As with Isaiah and Jeremiah, what matters is not so much the experience itself, it is the response. Isaiah and Jeremiah became spokesmen for God, prophets of Yahweh, and Paul’s experience of the Risen Christ was also a call, as he says in Galatians. In fact, the language of Jeremiah echoes in Paul’s understanding of his own call: “But when God, who had set me apart before I was born and called me through his grace, was pleased 16to reveal his Son to me.” For Paul the appearance of the Risen Christ to him was less significant for affecting his conversion than it was in establishing his authority as one of the apostles.

Speaking of which, the gospel story of Jesus calling the disciples is easily the least dramatic of all of the call narratives we have before us today. Jesus is by the shores of the Sea of Galilee. The crowds pressing in upon him, he seeks refuge from them in Simon Peter’s boat and teaches from that place. When he concludes, he tells Peter to put his nets back in the water, and there is a miraculous catch of fish. Jesus uses this to invite Peter, and the others, to follow him, and thus they become Jesus’ disciples and, to use the words of our gospel, “fishers of people.”

So Peter, Paul, and Isaiah each had pretty spectacular things happen to them, and their response in the end was to set about on the tasks that God had given them, to respond to God’s call.

I mentioned in my sermon last Sunday that one of the challenges facing Grace today, indeed one of the challenges facing Christianity as a whole, is the lessening importance of religion as a factor in people’s lives. A series of surveys has shown the growing number of people who identify themselves as belonging to no religion. Often, when this answer is probed, respondents mention that they are “spiritual, not religious” that they have spiritual lives, even nurture them, but they do that outside of traditional religion. My guess is that for at least some of you, something similar is true. You may come to church, but if asked to describe spiritual experiences, you might mention something that had no connection with traditional worship or life in community.

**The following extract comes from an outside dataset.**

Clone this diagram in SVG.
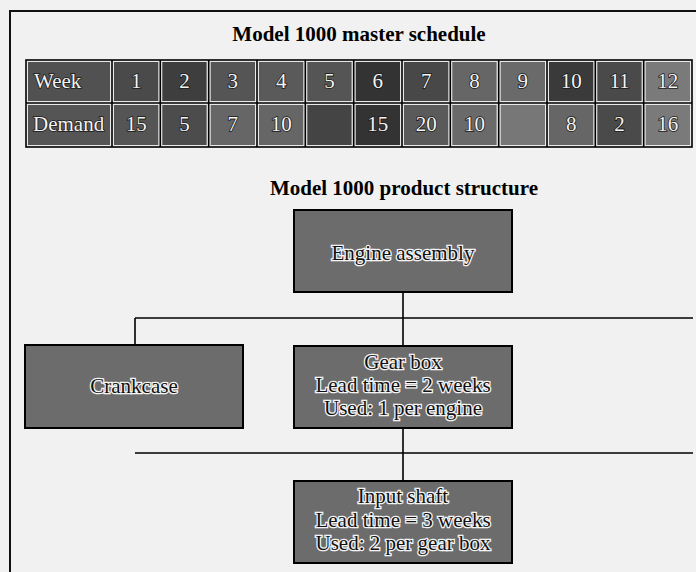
<svg xmlns="http://www.w3.org/2000/svg" width="696" height="572" viewBox="0 0 696 572">
<defs>
<style>
.bg{fill:#f1f1f1}
.frame{fill:none;stroke:#111;stroke-width:2}
.title{font-family:"Liberation Serif","Times New Roman",serif;font-weight:bold;font-size:21px;fill:#000;text-anchor:middle}
.grid{fill:#e8e8e8;stroke:#000;stroke-width:1.6}
.cell{stroke:none}
.tt{font-family:"Liberation Serif","Times New Roman",serif;font-size:21px;fill:#f4f4f4;stroke:#1a1a1a;stroke-width:1.6;paint-order:stroke;text-anchor:middle}
.tl{text-anchor:start}
.box{fill:#6c6c6c;stroke:#000;stroke-width:2}
.bt{font-family:"Liberation Serif","Times New Roman",serif;font-size:21px;fill:#111;stroke:#f4f4f4;stroke-width:2.6;paint-order:stroke;text-anchor:middle}
.conn{fill:none;stroke:#000;stroke-width:1.6}
</style>
</defs>
<rect class="bg" x="0" y="0" width="696" height="572"/>
<path class="frame" d="M10,572 V11 H696"/>

<text class="title" x="359" y="41">Model 1000 master schedule</text>

<g id="schedule">
<rect class="grid" x="26" y="60" width="666" height="87"/>
<g class="cell">
<rect x="28" y="62" width="82" height="39" fill="#515151"/>
<rect x="114" y="62" width="44.3" height="39" fill="#4a4a4a"/>
<rect x="162.3" y="62" width="44.3" height="39" fill="#3e3e3e"/>
<rect x="210.7" y="62" width="44.3" height="39" fill="#555"/>
<rect x="259" y="62" width="44.3" height="39" fill="#5a5a5a"/>
<rect x="307.3" y="62" width="44.3" height="39" fill="#555"/>
<rect x="355.7" y="62" width="44.3" height="39" fill="#333"/>
<rect x="404" y="62" width="44.3" height="39" fill="#484848"/>
<rect x="452.3" y="62" width="44.3" height="39" fill="#666"/>
<rect x="500.7" y="62" width="44.3" height="39" fill="#6a6a6a"/>
<rect x="549" y="62" width="44.3" height="39" fill="#3a3a3a"/>
<rect x="597.3" y="62" width="44.3" height="39" fill="#4a4a4a"/>
<rect x="645.7" y="62" width="44.3" height="39" fill="#7a7a7a"/>

<rect x="28" y="105" width="82" height="40" fill="#555"/>
<rect x="114" y="105" width="44.3" height="40" fill="#555"/>
<rect x="162.3" y="105" width="44.3" height="40" fill="#4c4c4c"/>
<rect x="210.7" y="105" width="44.3" height="40" fill="#666"/>
<rect x="259" y="105" width="44.3" height="40" fill="#666"/>
<rect x="307.3" y="105" width="44.3" height="40" fill="#444"/>
<rect x="355.7" y="105" width="44.3" height="40" fill="#333"/>
<rect x="404" y="105" width="44.3" height="40" fill="#5a5a5a"/>
<rect x="452.3" y="105" width="44.3" height="40" fill="#6a6a6a"/>
<rect x="500.7" y="105" width="44.3" height="40" fill="#777"/>
<rect x="549" y="105" width="44.3" height="40" fill="#666"/>
<rect x="597.3" y="105" width="44.3" height="40" fill="#4a4a4a"/>
<rect x="645.7" y="105" width="44.3" height="40" fill="#7a7a7a"/>
</g>
<path class="conn" d="M26,103 H692 M112,60 V147 M160.3,60 V147 M208.7,60 V147 M257,60 V147 M305.3,60 V147 M353.7,60 V147 M402,60 V147 M450.3,60 V147 M498.7,60 V147 M547,60 V147 M595.3,60 V147 M643.7,60 V147"/>
<text class="tt tl" x="34" y="88">Week</text>
<text class="tt" x="136.2" y="88">1</text>
<text class="tt" x="184.5" y="88">2</text>
<text class="tt" x="232.8" y="88">3</text>
<text class="tt" x="281.2" y="88">4</text>
<text class="tt" x="329.5" y="88">5</text>
<text class="tt" x="377.8" y="88">6</text>
<text class="tt" x="426.2" y="88">7</text>
<text class="tt" x="474.5" y="88">8</text>
<text class="tt" x="522.8" y="88">9</text>
<text class="tt" x="571.2" y="88">10</text>
<text class="tt" x="619.5" y="88">11</text>
<text class="tt" x="667.8" y="88">12</text>
<text class="tt tl" x="33" y="131">Demand</text>
<text class="tt" x="136.2" y="131">15</text>
<text class="tt" x="184.5" y="131">5</text>
<text class="tt" x="232.8" y="131">7</text>
<text class="tt" x="281.2" y="131">10</text>
<text class="tt" x="377.8" y="131">15</text>
<text class="tt" x="426.2" y="131">20</text>
<text class="tt" x="474.5" y="131">10</text>
<text class="tt" x="571.2" y="131">8</text>
<text class="tt" x="619.5" y="131">2</text>
<text class="tt" x="667.8" y="131">16</text>
</g>

<text class="title" x="404" y="195">Model 1000 product structure</text>

<g id="connectors">
<path class="conn" d="M403,292 V346 M135,318 H693 M135,318 V345 M135,453 H693 M403,428 V481"/>
</g>

<g id="engine-assembly">
<rect class="box" x="294" y="210" width="218" height="82"/>
<text class="bt" x="403" y="260">Engine assembly</text>
</g>

<g id="crankcase">
<rect class="box" x="25" y="345" width="218" height="83"/>
<text class="bt" x="134" y="393">Crankcase</text>
</g>

<g id="gear-box">
<rect class="box" x="294" y="346" width="218" height="82"/>
<text class="bt" x="403" y="369">Gear box</text>
<text class="bt" x="403" y="392">Lead time = 2 weeks</text>
<text class="bt" x="403" y="415">Used: 1 per engine</text>
</g>

<g id="input-shaft">
<rect class="box" x="294" y="481" width="218" height="82"/>
<text class="bt" x="403" y="503">Input shaft</text>
<text class="bt" x="403" y="527">Lead time = 3 weeks</text>
<text class="bt" x="403" y="550">Used: 2 per gear box</text>
</g>
</svg>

I have no doubt that those of you who fall into that category have authentic spiritual lives. In some respects we have been culturally programmed over the last two centuries to seek spiritual experiences outside of traditional religious institutions. Many of us might find ourselves as likely to pursue meditation practices that have more in common with Buddhist techniques than with traditional Christian forms of prayer.

Even more important than the “spiritual not religious” idea is the notion that we are seekers, each of us in some way on some sort of spiritual journey or quest. From time to time, we may find ourselves in pursuit of deeper and more fulfilling spiritual experiences, trying to quench a thirst that never seems to end. We might desire ever greater highs without taking the time to understand them or their effects on us. For most of us such quests are deeply individualistic, often occurring entirely in solitude.

As we come to the end of the season of Epiphany and begin to look toward Lent, making a connection between the experiences of the sort we read about in today’s scriptures and the hard work of deepening our faith, may be what binds Epiphany and Lent together. Isaiah, Jeremiah, and Paul did not satisfy themselves with the religious high of their experience. For it was not just a high, it was also a low. Each of them responded to the glory of God with an awareness of their own finitude and inadequacy and each of them came out of their experience on fire to do God’s work in the world.

The quest for spiritual experience is not enough. Our communal worship, the Eucharist, and our individual experiences may be ways of encountering God, but we should never allow them to become ends in themselves. Our lessons make the case that spiritual experience should lead to a sense of call and mission, a new awareness not just of our finitude or even a deeper sense of our relationship with God. As we end Epiphany and look ahead to Lent and Jesus’ journey toward Jerusalem and the cross, may our experience of the glory of Christ become strength and nourishment for the journey ahead.